Mexico’s economy, led by manufacturing exports, has grown faster in recent years than Brazil’s, which is based on commodities. The insistence of President Felipe Calderón on a war against organised crime that has cost 50,000 lives has “generated a perception of a debacle in Mexico that doesn’t square with the economic and social reality”, says Castañeda.
And Mexico’s manufacturing exports are hurting Brazil, alleges Alessandro Teixeira, the Brazilian trade minister, who complains that Mexican auto exports to Brazil have ballooned by 250 per cent in January and February compared with the same period of last year.
Which is why Brazil is calling for a halt in the vehicle trade accord between the two countries. Teixeira, however, added: “This is not a protectionist measure.”
Teixeira’s Mexican counterpart, Bruno Ferrari, hopes to reach a deal on the issue next week but maintains that Brazil will have to give some ground. More than just a little ground, say some Mexican politicians and commentators who claim that Brazil is spinning another yarn, this time about its alleged hard luck rather than its successes.
From 2003 to 2010 Brazil built up a trade surplus of $12.4bn through the auto accord, before registering its first deficit last year, says Rogelio Ramírez de la O, director of the Ecanal business consultancy and the right-hand man on the economy of the leftwing presidential candidate Andrés Manuel López Obrador.
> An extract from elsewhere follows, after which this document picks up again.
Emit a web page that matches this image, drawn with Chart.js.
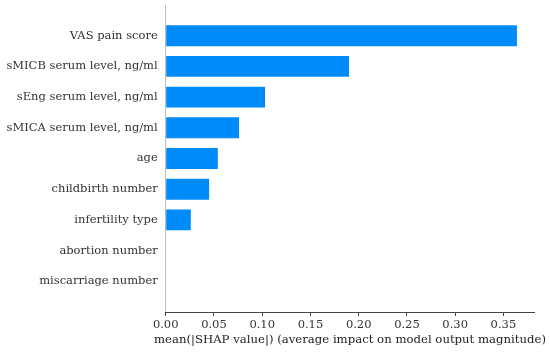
<!DOCTYPE html>
<html>
<head>
<meta charset="utf-8">
<script src="https://cdn.jsdelivr.net/npm/chart.js@4.4.1/dist/chart.umd.min.js"></script>
<style>
  html, body { margin: 0; padding: 0; background: #ffffff; }
  #wrap { width: 550px; height: 355px; position: relative; }
</style>
</head>
<body>
<div id="wrap"><canvas id="c"></canvas></div>
<script>
const features = [
  "VAS pain score",
  "sMICB serum level, ng/ml",
  "sEng serum level, ng/ml",
  "sMICA serum level, ng/ml",
  "age",
  "childbirth number",
  "infertility type",
  "abortion number",
  "miscarriage number"
];
const shapValues = [0.364, 0.190, 0.103, 0.076, 0.054, 0.045, 0.026, 0.0, 0.0];
const xTickValues = [0.00, 0.05, 0.10, 0.15, 0.20, 0.25, 0.30, 0.35];
const xAxisTitle = "mean(|SHAP value|) (average impact on model output magnitude)";

const FONT = "'DejaVu Serif', 'Liberation Serif', serif";

const xTitlePlugin = {
  id: 'xTitle',
  afterDraw(chart) {
    const x = chart.scales.x;
    const ctx = chart.ctx;
    ctx.save();
    ctx.font = "11.7px " + FONT;
    ctx.fillStyle = '#222222';
    ctx.textAlign = 'center';
    ctx.textBaseline = 'middle';
    ctx.fillText(xAxisTitle, (x.left + x.right) / 2, 340);
    ctx.restore();
  }
};

new Chart(document.getElementById('c'), {
  type: 'bar',
  data: {
    datasets: [{
      data: features.map((f, i) => ({ x: shapValues[i], y: i })),
      backgroundColor: '#008bfb',
      borderWidth: 0,
      categoryPercentage: 1.0,
      barPercentage: 0.68
    }]
  },
  plugins: [xTitlePlugin],
  options: {
    indexAxis: 'y',
    responsive: true,
    maintainAspectRatio: false,
    animation: false,
    layout: { padding: { top: 5, right: 15.7, left: 0, bottom: 8 } },
    plugins: { legend: { display: false }, tooltip: { enabled: false } },
    scales: {
      y: {
        type: 'linear',
        offset: false,
        min: -1,
        max: 9,
        reverse: true,
        afterBuildTicks: (scale) => { scale.ticks = features.map((f, i) => ({ value: i })); },
        afterFit: (scale) => { scale.width = 165.7; scale.paddingTop = 0; scale.paddingBottom = 0; },
        grid: { display: false, drawTicks: false },
        border: { display: true, color: '#bdbdbd', width: 1 },
        ticks: {
          autoSkip: false,
          padding: 8,
          color: '#333333',
          font: { family: FONT, size: 11.5 },
          callback: (v) => features[v] !== undefined ? features[v] : ''
        }
      },
      x: {
        type: 'linear',
        min: 0,
        max: 0.382,
        afterBuildTicks: (scale) => { scale.ticks = xTickValues.map(v => ({ value: v })); },
        afterFit: (scale) => { scale.height = 35; },
        grid: { drawOnChartArea: false, drawTicks: true, tickLength: 4, color: '#444444' },
        border: { display: true, color: '#444444', width: 1 },
        ticks: {
          padding: 2,
          color: '#333333',
          font: { family: FONT, size: 11.5 },
          callback: (v) => Number(v).toFixed(2)
        },
        title: { display: false }
      }
    }
  }
});
</script>
</body>
</html>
“International trade agreements should be winners for both sides and not for just one of them,” says Ramírez de la O. “That was the philosophy that allowed Mexico to accept vehicles with outdated technology from Brazil in the early years of the agreement.”
If Brazil won’t keep to the basis of the original agreement, it should put it in its pipe and smoke it, argues Ramírez de la O.
Ferrari did not take such a strongly held view but he did say in a press conference that “whatever Brazil is asking for, Mexico will be asking for from Brazil. This should be reciprocal.”